Unlike the property managers who work within the organisations, there are external property advisors – who are industry insiders and play a vital role in guiding organisation through the real estate market changes. Property advisors provide sound guidance and help in making sustainable real estate decisions that are profitable and open a steam of continuous income. Following are key responsibilities and roles played by property managers and property management companies (IREM, 2009):
- Manage multiple aspects involved in the ownership of real estate
- Manage income and expense related activities
- Manage construction, development, maintenance and repair of real estate assets.
- Initiate’litigation’ with insurance agencies and contractors etc.
- Oversee legal aspects related to the assets including non-payment, harassment, public nuisance, etc.
As society changes and expands, “real estate managers respond to a diversity of problems – either to capitalize on or to minimize the effects of changes on the real estate in their care” (IREM, 2009).
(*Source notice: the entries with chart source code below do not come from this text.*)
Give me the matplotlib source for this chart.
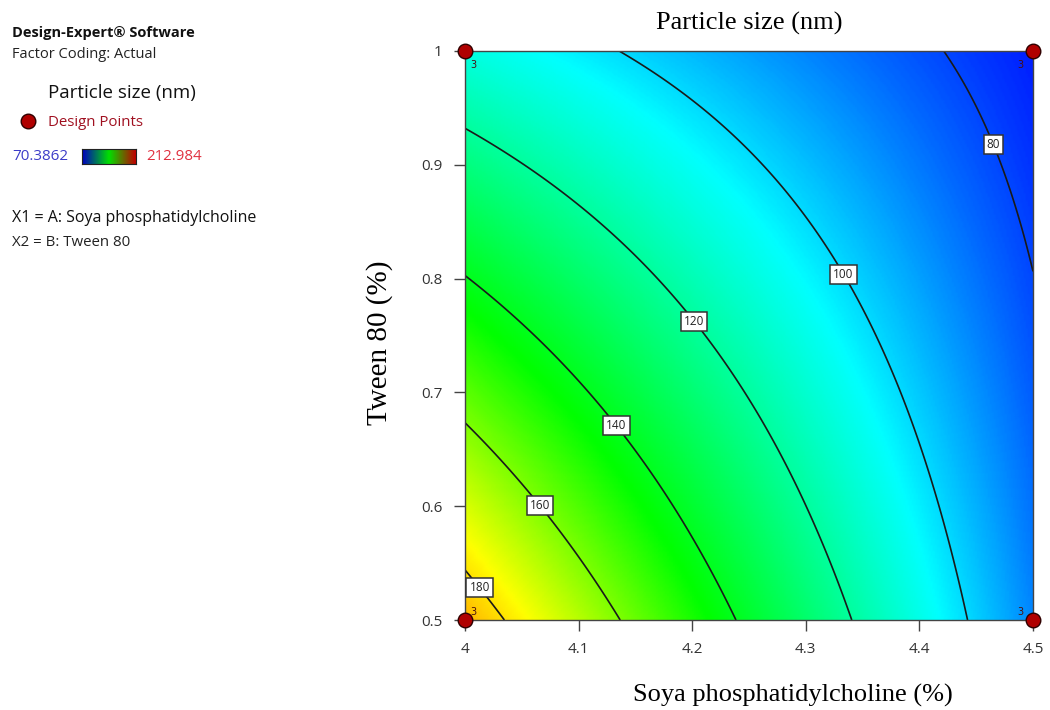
import numpy as np
import matplotlib
matplotlib.use("Agg")
import matplotlib.pyplot as plt
from matplotlib.colors import LinearSegmentedColormap
from matplotlib.lines import Line2D

# design points (corners, 3 replicates each) and mean particle size
soya = [4.0, 4.5, 4.0, 4.5]
tween = [0.5, 0.5, 1.0, 1.0]
size_nm = [186.8, 88.7, 109.5, 74.5]
replicates = [3, 3, 3, 3]

levels = [80, 100, 120, 140, 160, 180]
label_pos = [(4.47, 0.92), (4.335, 0.805), (4.205, 0.765),
             (4.135, 0.672), (4.065, 0.60), (4.015, 0.53)]
color_min, color_max = 70.3862, 212.984

xticks = [4, 4.1, 4.2, 4.3, 4.4, 4.5]
yticks = [0.5, 0.6, 0.7, 0.8, 0.9, 1]

# fit 2FI model like Design-Expert: y = b0 + b1*A + b2*B + b12*A*B
A = np.array(soya)
B = np.array(tween)
X = np.column_stack([np.ones(4), A, B, A * B])
coef = np.linalg.lstsq(X, np.array(size_nm), rcond=None)[0]

gx, gy = np.meshgrid(np.linspace(4, 4.5, 300), np.linspace(0.5, 1, 300))
Z = coef[0] + coef[1] * gx + coef[2] * gy + coef[3] * gx * gy

de_cmap = LinearSegmentedColormap.from_list(
    "de", [(0, "#0000ff"), (0.24, "#00ffff"), (0.52, "#00ff00"),
           (0.74, "#ffff00"), (1, "#ff0000")])

fig = plt.figure(figsize=(10.5, 7.1), dpi=100)
ax = fig.add_axes([465 / 1050, 90 / 710, 568 / 1050, 569 / 710])

ax.pcolormesh(gx, gy, Z, cmap=de_cmap, vmin=color_min, vmax=color_max,
              shading="gouraud", rasterized=True)
cs = ax.contour(gx, gy, Z, levels=levels, colors="#1a1a1a", linewidths=1.2)
labels = ax.clabel(cs, fmt="%d", fontsize=8.5, inline=False, manual=label_pos)
for t in labels:
    t.set_rotation(0)
    t.set_bbox(dict(boxstyle="square,pad=0.25", facecolor="white",
                    edgecolor="#333333", linewidth=1.1))
    t.set_color("#222222")
    t.set_fontfamily("Open Sans")
    t.set_zorder(5)

ax.scatter(soya, tween, s=110, c="#b00000", edgecolors="#300000",
           linewidths=1, zorder=10, clip_on=False)
for x, y, n in zip(soya, tween, replicates):
    dx = 4 if x == 4.0 else -11
    dy = -10 if y == 1.0 else 6
    ax.annotate(str(n), (x, y), xytext=(dx, dy), textcoords="offset points",
                fontsize=7, color="#4a1010", va="center")

ax.set_xlim(4, 4.5)
ax.set_ylim(0.5, 1)
ax.set_xticks(xticks)
ax.set_xticklabels([str(v) for v in xticks])
ax.set_yticks(yticks)
ax.set_yticklabels([str(v) for v in yticks])
ax.tick_params(direction="out", length=8, width=1, color="#444444",
               labelsize=11, labelcolor="#333333", pad=8)
for lab in ax.get_xticklabels() + ax.get_yticklabels():
    lab.set_fontfamily("Open Sans")
for sp in ax.spines.values():
    sp.set_color("#444444")
    sp.set_linewidth(1)

serif = "Liberation Serif"
fig.text(749 / 1050, 1 - 23 / 710, "Particle size (nm)", family=serif,
         fontsize=19, ha="center", va="center")
fig.text(793 / 1050, 1 - 695 / 710, "Soya phosphatidylcholine (%)",
         family=serif, fontsize=19, ha="center", va="center")
fig.text(380 / 1050, 1 - 343 / 710, "Tween 80 (%)", family=serif,
         fontsize=21, ha="center", va="center", rotation=90)

# left info panel
sans = "Open Sans"
fig.text(12 / 1050, 1 - 33 / 710, "Design-Expert\u00ae Software", family=sans,
         fontsize=10.5, weight="bold", va="center", color="#111111")
fig.text(12 / 1050, 1 - 54 / 710, "Factor Coding: Actual", family=sans,
         fontsize=10.5, va="center", color="#222222")
fig.text(48 / 1050, 1 - 93 / 710, "Particle size (nm)", family=sans,
         fontsize=13.5, va="center", color="#111111")
fig.add_artist(Line2D([28 / 1050], [1 - 121 / 710], marker="o", markersize=10.5,
                      markerfacecolor="#b00000", markeredgecolor="#300000",
                      markeredgewidth=1, linestyle="none",
                      transform=fig.transFigure))
fig.text(48 / 1050, 1 - 122 / 710, "Design Points", family=sans,
         fontsize=10.8, va="center", color="#a01020")
fig.text(12 / 1050, 1 - 157 / 710, "70.3862", family=sans,
         fontsize=11, va="center", color="#3c3cc8")
fig.text(146 / 1050, 1 - 157 / 710, "212.984", family=sans,
         fontsize=10.8, va="center", color="#e03040")
cax = fig.add_axes([82 / 1050, 1 - 164 / 710, 54 / 1050, 15 / 710])
legend_cmap = LinearSegmentedColormap.from_list(
    "lg", ["#0000c0", "#00e000", "#c00000"])
cax.imshow(np.linspace(0, 1, 100)[None, :], aspect="auto", cmap=legend_cmap)
cax.set_xticks([])
cax.set_yticks([])
for sp in cax.spines.values():
    sp.set_color("#222222")
fig.text(12 / 1050, 1 - 218 / 710, "X1 = A: Soya phosphatidylcholine",
         family=sans, fontsize=11.5, va="center", color="#111111")
fig.text(12 / 1050, 1 - 243 / 710, "X2 = B: Tween 80", family=sans,
         fontsize=10.8, va="center", color="#222222")

fig.savefig("out.png", dpi=100)
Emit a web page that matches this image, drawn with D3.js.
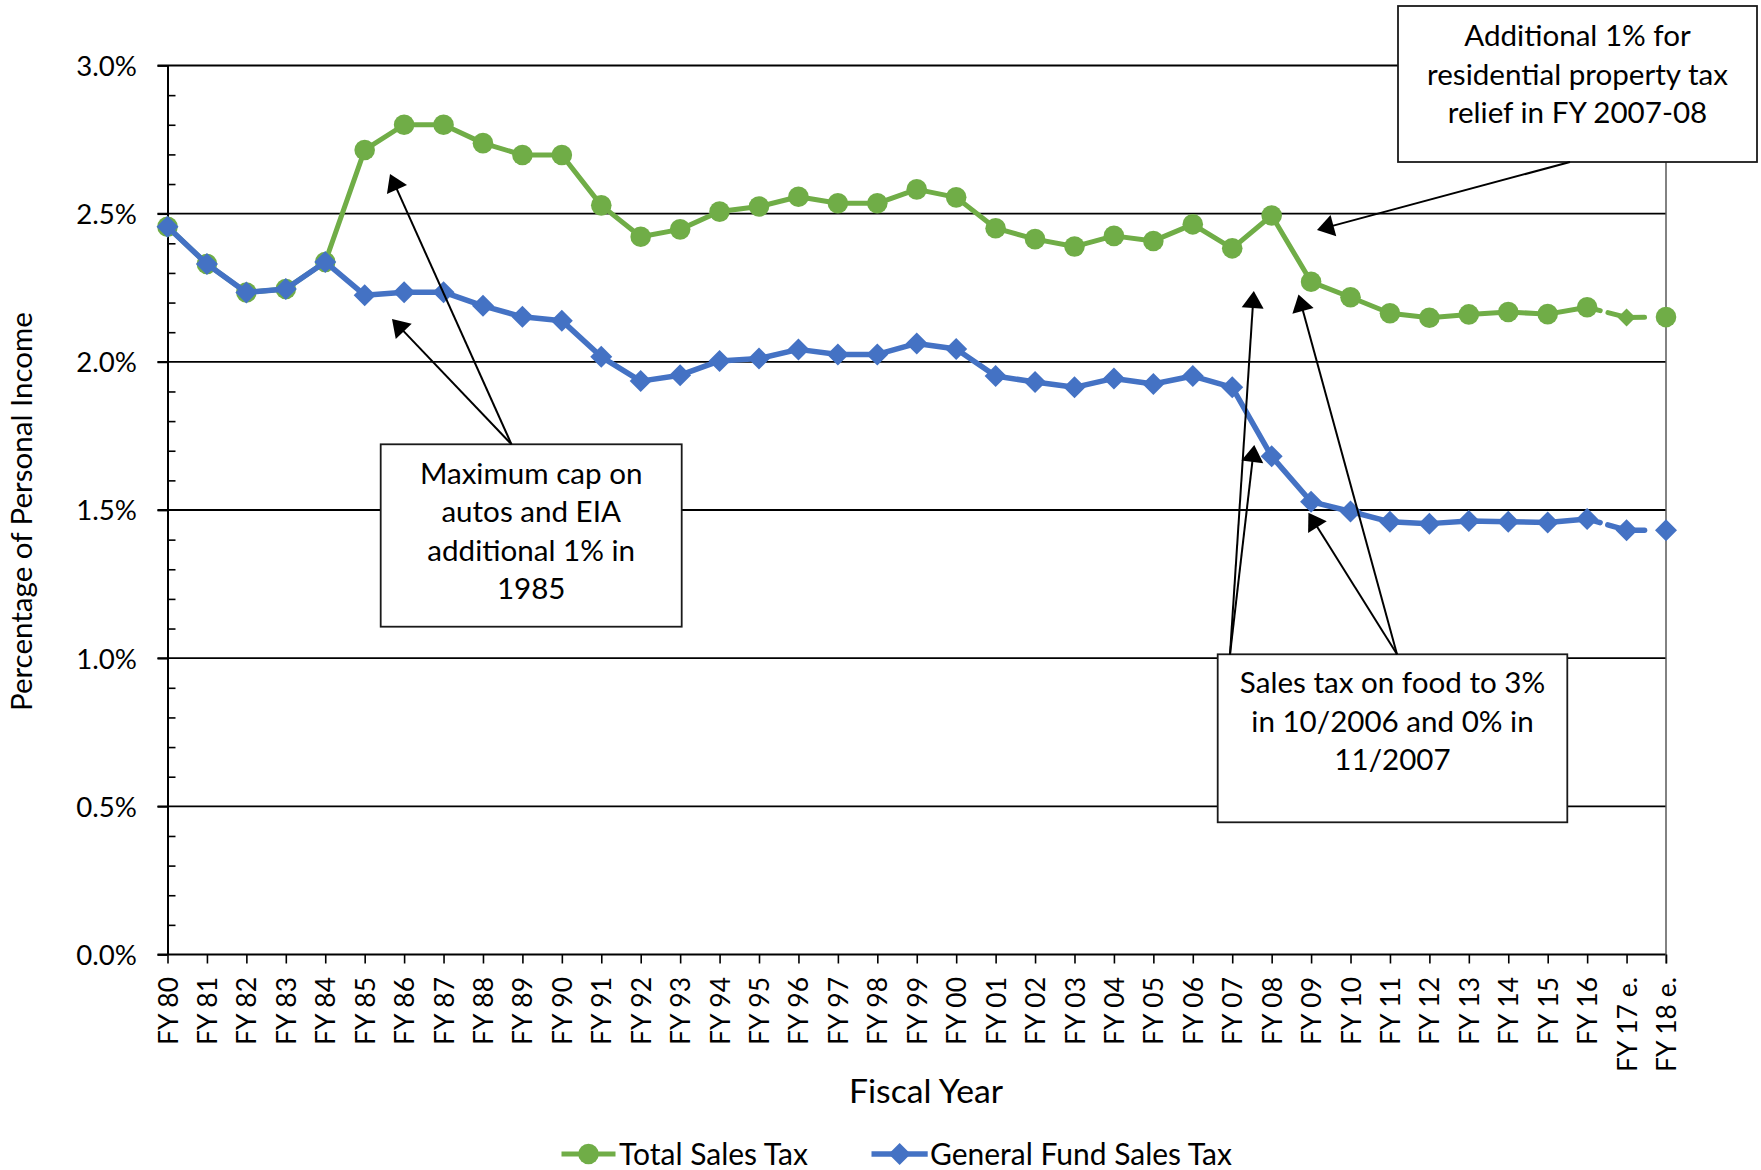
<!DOCTYPE html>
<html><head><meta charset="utf-8">
<script src="https://cdnjs.cloudflare.com/ajax/libs/d3/7.8.5/d3.min.js"></script>
<style>html,body{margin:0;padding:0;background:#fff;}svg{display:block;}</style>
</head><body>
<svg id="chart" width="1761" height="1170"></svg>
<script>
// ---------- DATA ----------
const categories = ["FY 80","FY 81","FY 82","FY 83","FY 84","FY 85","FY 86","FY 87","FY 88","FY 89","FY 90",
  "FY 91","FY 92","FY 93","FY 94","FY 95","FY 96","FY 97","FY 98","FY 99","FY 00",
  "FY 01","FY 02","FY 03","FY 04","FY 05","FY 06","FY 07","FY 08","FY 09","FY 10",
  "FY 11","FY 12","FY 13","FY 14","FY 15","FY 16","FY 17 e.","FY 18 e."];
const totalSalesTax = [2.456,2.330,2.234,2.246,2.337,2.715,2.800,2.800,2.738,2.698,2.698,
  2.528,2.422,2.447,2.507,2.524,2.557,2.535,2.535,2.582,2.555,
  2.451,2.414,2.389,2.425,2.408,2.464,2.383,2.494,2.270,2.218,
  2.164,2.149,2.160,2.168,2.161,2.184,2.150,2.151];
const generalFundSalesTax = [2.456,2.330,2.234,2.246,2.337,2.225,2.235,2.235,2.189,2.152,2.139,
  2.017,1.935,1.955,2.003,2.011,2.042,2.025,2.025,2.062,2.043,
  1.952,1.932,1.914,1.944,1.925,1.952,1.914,1.681,1.528,1.495,
  1.460,1.454,1.463,1.460,1.458,1.470,1.432,1.432];
const yTickValues = [0,0.5,1.0,1.5,2.0,2.5,3.0];
const yTickLabels = ["0.0%","0.5%","1.0%","1.5%","2.0%","2.5%","3.0%"];
const seriesNames = ["Total Sales Tax","General Fund Sales Tax"];
const estimateLabels = ["FY 17 e.","FY 18 e."];
const annotationTexts = [
  ["Maximum cap on","autos and EIA","additional 1% in","1985"],
  ["Sales tax on food to 3%","in 10/2006 and 0% in","11/2007"],
  ["Additional 1% for","residential property tax","relief in FY 2007-08"]
];

// ---------- LAYOUT ----------
const FONT = "Lato, 'Open Sans', sans-serif";
const GREEN = "#70AD47", BLUE = "#4472C4";
const L = 167.5, R = 1666, T = 65.5, B = 954.5;
const svg = d3.select("#chart");

const meas = svg.append("g").attr("opacity",0);
function measure(str, size){ const t = meas.append("text").attr("font-family",FONT).attr("font-size",size).text(str); const w = t.node().getComputedTextLength(); t.remove(); return w; }
function fit(str, target){ return 100*target/measure(str,100); }

const ySize = fit("1.0%", 60.7);
const xSize = fit("FY 17 e.", 95);
const annSize = (fit("Maximum cap on",224)+fit("residential property tax",303)+fit("Sales tax on food to 3%",301.7))/3;
const legSize = (fit("Total Sales Tax",189)+fit("General Fund Sales Tax",302))/2;
const xTitleSize = fit("Fiscal Year",154);
const yTitleSize = fit("Percentage of Personal Income",399);

const x = d3.scalePoint().domain(categories).range([L,R]).padding(0);
const y = d3.scaleLinear().domain([0,3]).range([B,T]);

// gridlines
svg.append("g").selectAll("line").data(yTickValues).join("line")
  .attr("x1",L-10).attr("x2",R).attr("y1",d=>y(d)).attr("y2",d=>y(d))
  .attr("stroke","#000").attr("stroke-width",1.8);

// right border
svg.append("line").attr("x1",R).attr("x2",R).attr("y1",T).attr("y2",B+9)
  .attr("stroke","#595959").attr("stroke-width",1.5);

// minor ticks (inside)
const minor = d3.range(0,31).map(i=>i/10).filter(v=>Math.abs(v*2-Math.round(v*2))>1e-6);
svg.append("g").attr("transform",`translate(${L},0)`)
  .call(d3.axisRight(y).tickValues(minor).tickSize(8).tickSizeOuter(0).tickFormat(""))
  .call(g=>{g.select(".domain").remove(); g.selectAll("line").attr("stroke","#000").attr("stroke-width",1.6);});

// y axis
svg.append("g").attr("transform",`translate(${L},0)`)
  .call(d3.axisLeft(y).tickValues(yTickValues).tickSize(10).tickSizeOuter(0).tickPadding(20)
    .tickFormat((d,i)=>yTickLabels[i]))
  .call(g=>{
    g.select(".domain").attr("stroke","#000").attr("stroke-width",2);
    g.selectAll("line").attr("stroke","#000").attr("stroke-width",1.8);
    g.selectAll("text").attr("font-family",FONT).attr("font-size",ySize).attr("fill","#000")
      .attr("x",137-L).attr("dy","0.36em");
  });

// x axis
svg.append("g").attr("transform",`translate(0,${B})`)
  .call(d3.axisBottom(x).tickSize(9).tickSizeOuter(0))
  .call(g=>{
    g.select(".domain").remove();
    g.selectAll("line").attr("stroke","#000").attr("stroke-width",1.6);
    g.selectAll("text").attr("font-family",FONT).attr("font-size",xSize).attr("fill","#000")
      .attr("y",null).attr("dy","0.36em").attr("text-anchor","end")
      .attr("transform","translate(0,22.5) rotate(-90)");
  });

// axis titles
svg.append("text").attr("x",926).attr("y",1103).attr("text-anchor","middle")
  .attr("font-family",FONT).attr("font-size",xTitleSize).attr("fill","#000").text("Fiscal Year");
svg.append("text").attr("transform","translate(31.5,511.6) rotate(-90)").attr("text-anchor","middle")
  .attr("font-family",FONT).attr("font-size",yTitleSize).attr("fill","#000").text("Percentage of Personal Income");

// series
const nSolid = categories.length - estimateLabels.length; // index of FY 16 is nSolid-1
function drawSeries(values, color, lw, marker){
  const g = svg.append("g");
  const pts = categories.map((c,i)=>[x(c), y(values[i])]);
  const line = d3.line();
  g.append("path").attr("d", line(pts.slice(0,nSolid))).attr("fill","none")
    .attr("stroke",color).attr("stroke-width",lw).attr("stroke-linejoin","round");
  // dashed estimate segments (pattern restarts each segment)
  const dashes = ["13.5,8,40","18,40"];
  for(let k=nSolid-1;k<categories.length-1;k++){
    g.append("path").attr("d", line([pts[k],pts[k+1]])).attr("fill","none")
      .attr("stroke",color).attr("stroke-width",lw).attr("stroke-linecap","round")
      .attr("stroke-dasharray",dashes[k-(nSolid-1)]);
  }
  g.selectAll(".m").data(pts).join("path").attr("class","m")
    .attr("transform",d=>`translate(${d[0]},${d[1]})`)
    .attr("d",(d,i)=>marker(i)).attr("fill",color);
}
const circle = r => `M${-r},0A${r},${r} 0 1,0 ${r},0A${r},${r} 0 1,0 ${-r},0Z`;
const diamond = r => `M0,${-r}L${r},0L0,${r}L${-r},0Z`;
drawSeries(totalSalesTax, GREEN, 5, i => categories[i]===estimateLabels[0] ? diamond(9) : circle(10.3));
drawSeries(generalFundSalesTax, BLUE, 5.5, i => diamond(11));

// annotation boxes
const boxes = [
  {x0:380.7,y0:444.3,x1:681.7,y1:626.7,b0:484,lh:38.4},
  {x0:1217.7,y0:654.3,x1:1567.3,y1:822.3,b0:693.3,lh:38.4},
  {x0:1398,y0:6,x1:1757,y1:162,b0:46,lh:38.6}
];
boxes.forEach((b,i)=>{
  svg.append("rect").attr("x",b.x0).attr("y",b.y0).attr("width",b.x1-b.x0).attr("height",b.y1-b.y0)
    .attr("fill","#fff").attr("stroke","#1a1a1a").attr("stroke-width",1.8);
  const t = svg.append("text").attr("font-family",FONT).attr("font-size",annSize).attr("fill","#000")
    .attr("text-anchor","middle");
  annotationTexts[i].forEach((s,j)=>t.append("tspan").attr("x",(b.x0+b.x1)/2).attr("y",b.b0+j*b.lh).text(s));
});

// arrows
const arrows = [
  [[511.5,444.3],[390,174]],
  [[511.5,444.3],[392,319]],
  [[1230,654.3],[1253.8,291]],
  [[1230,654.3],[1254.3,445]],
  [[1397,654.3],[1298.5,294.5]],
  [[1397,654.3],[1308.4,512.8]],
  [[1570,162],[1317,230]]
];
const AL = 17, AW = 11;
arrows.forEach(([f,t])=>{
  const dx=t[0]-f[0], dy=t[1]-f[1], len=Math.hypot(dx,dy), ux=dx/len, uy=dy/len;
  const bx=t[0]-ux*AL, by=t[1]-uy*AL;
  svg.append("line").attr("x1",f[0]).attr("y1",f[1]).attr("x2",bx+ux*2).attr("y2",by+uy*2)
    .attr("stroke","#000").attr("stroke-width",2);
  svg.append("path").attr("d",`M${t[0]},${t[1]}L${bx-uy*AW},${by+ux*AW}L${bx+uy*AW},${by-ux*AW}Z`).attr("fill","#000");
});

// legend
const leg = [
  {name:seriesNames[0], color:GREEN, x0:561.5, x1:615.5, tx:619, m:circle(10.3), lw:5},
  {name:seriesNames[1], color:BLUE, x0:871.5, x1:927.7, tx:930, m:diamond(11), lw:5.5}
];
const LY = 1154;
leg.forEach(l=>{
  svg.append("line").attr("x1",l.x0).attr("x2",l.x1).attr("y1",LY).attr("y2",LY)
    .attr("stroke",l.color).attr("stroke-width",l.lw);
  svg.append("path").attr("transform",`translate(${(l.x0+l.x1)/2},${LY})`).attr("d",l.m).attr("fill",l.color);
  svg.append("text").attr("x",l.tx).attr("y",LY).attr("dy","0.36em").attr("font-family",FONT)
    .attr("font-size",legSize).attr("fill","#000").text(l.name);
});
</script>
</body></html>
Real estate managers and advisors tend to have a direct and tangible impact on people.
Professional skills required for Real Estate Management
Krumm and Vries (2003) argue that the large degree of insecurity in real estate decision making is also a major reason why corporate real estate is often overlooked. The role of property managers or advisors is henceforth very important as their advice is crucial and could result in large investments. Following are some characteristics of an ideal property manager (IREM, 2009):
- Updated knowledge about new laws and practices in the given localities, cities and states.
- Updated on local ordinances.
- Very honest while enforcing property rules and rental policies.
- Well oriented and organized with paper works.
- Good communication and computer skills.
- Should not refrain from working with the public.
- Should have a strong sense of duty and commitment.
Conclusion
Corporate real estate management is predominantly approached with an economic point of view – mostly concerned with the financial gains of cost minimisation, often at the expense of other strategic priorities. This paper however identified a growing paradigm shift among organisations towards the valuation of their real estate assets. It emphasises the fact that an organisations real estate management decisions will be effective depending on the extent to which it supports the overall business objectives. This can be achieved only by careful consideration of how the real estate assets contribute to corporate strategy and in turn how the real estate operating decisions support the real estate strategy. This transition in corporate attitude has resulted in changing relations among the various corporate centres and the operating companies. In addition it has also reshaped the traditional role and the positions of staff departments. This realignment should result in a more strategic orientation and would enable the organisation to effectively relate productivity to shareholder value.